I first met Evan Brown at a writers’ gathering in Nelson. There was an immediate rapport. I enjoy the intellectual sharpness of those brought up in the old Eastern European satellites, who while suffering the Russian-imposed ‘communism’, also lived, in Solzhenitsyn’s words, ‘socialist relations at the street level’. This elderly Hungarian, despite having been in exile for close to fifty years (escaping in 1956) retained that sharpness. After all, she had Lukacs as a lecturer at university. Her poems, written under the name Panni Palasti, were both well-made and unusual in content for a Nelson writer; for example, describing a child’s fascination with the beauty of a WW11 aerial battle, only to realise that one of the parachutes floating gently to the earth had a dead body attached.
We became writing buddies and she proved an astute editor. She brought a specially-composed poem to read at the opening of the Blackball Museum and started the boutique publishing company, Maitai River Press, which published a collection of her poems and a collection of my stories. But she quickly became frustrated with the publishing game, unwilling to devote her life to it.
Instead, fragments of a memoir of her childhood in Budapest began to arrive for comment, and I realised she had begun to research her family history. Writing challenges surfaced. She wanted to capture the child’s innocent eye, yet there was also the perspective of the seventy year old writer, and she wanted to include stories of research visits home. There was tension between the poet capturing a moment and the demands of prose for a more linear narrative. There were the skeletons in the family closet, including one at the heart of her own family, to be revealed or not? There was background material to be fitted in as necessary context. It became a complex task and one driven by a deep personal need, and something of a race against time. Eventually there was not much I could contribute. And then there was the unsuccessful search for a publisher, not surprising given the increasingly narrow range of the market: cooking, gardening, romance, crime, celebrity biography, recreation… that tends to be it.

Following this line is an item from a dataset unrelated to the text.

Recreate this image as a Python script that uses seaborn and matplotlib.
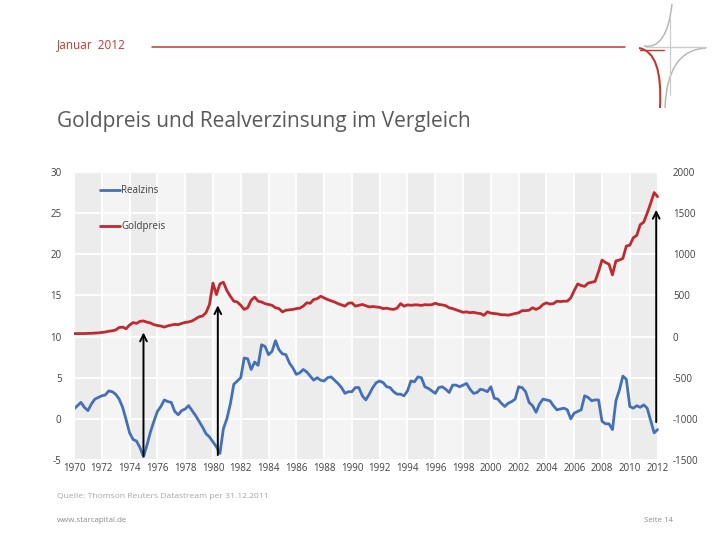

I was glad to hear that she would publish it under Maitai River Press’s imprint, and the handsome book, Budapest Girl an immigrant confronts the past, by Panni Palasti, arrived as a Christmas present. Immediately I realised that publication gives an authority that the e-book lacks. It’s real, you can hold it and smell it; this work required that sense of authentication. And then reading through the work (some of the material I was familiar with) I understood that this was Eva’s whakapapa, her mihi, and that she had waited to the end of her life to compose it. The concept of whakapapa is complex, moving through waka, river, mountain, family lineage, to the gods, to the void (te po) in which, nevertheless, float the male and female spirits.
In Eva’s case we have the complex Hungarian story of tribal and feudal roots, the ease with which border towns changed nationality, some peasant origins, a Jewish atheist father, various scandals, some illegitimacy, and finally the war which saw the Hungarian government collaborating with Hitler, the Jewish pogrom which swept up her father and members of his family, and the eventual arrival of the Russians. A child sees and locked in subjectivity, doesn’t see – and for a good portion of this story, despite the need to be frugal, this child is pampered by parents and grandmothers, so can avoid the mess of the world. To counter this is the overarching consciousness of the writer, with her need to fill in the gaps. And then the unavoidable war arrives. Told in fragments of prose interspersed with poems and with many photos (her father the free-lance journalist was a compulsive picture taker), it becomes, like all mihi, a treasure.
In this time of globalisation, with a large proportion of the world’s population living in exile, this book poses the problem of exile. I consciously chose not to live in exile. Chose is too strong a word. I had an intuitive need to – I won’t say ‘come home’ because I was unsure of ‘home’; but anyway I moved back to the country I was born in. Eva, after fifty years (most of her life) living away, had the need, as a writer, to go home. Perhaps, only by writing this whakapapa, can she fully claim the rest of her experience. This I took to be the sub text to one of the more striking poems in the book:
When I die
When I die
I’ll take with me every tune I’ve heard
Every embrace and every word
Every child I’ve held in my arms
And all the kisses given and taken
Sacred vows and false alarms
Passing passions
That feed an eternal flame
The fierce faith of youth
And what later came
Sweet forgiveness of blows
That missed their mark
And taught me about the shades of dark.

I’ll take reluctant winter sunsets
As they dissolve over the hills
The wistful tenderness of men
Too shy to ask
Candle-lit tables
Laden with manna and wine
I’ll take the whole show
Profane
Divine
It has been mine.

So, in a market of formulaic books, this one is as unique as a life. I suspect it will receive few reviews, would get lost at the Frankfurt Book Fair, nevertheless, it is there, it exists, it will find its readership. As I said, a taonga.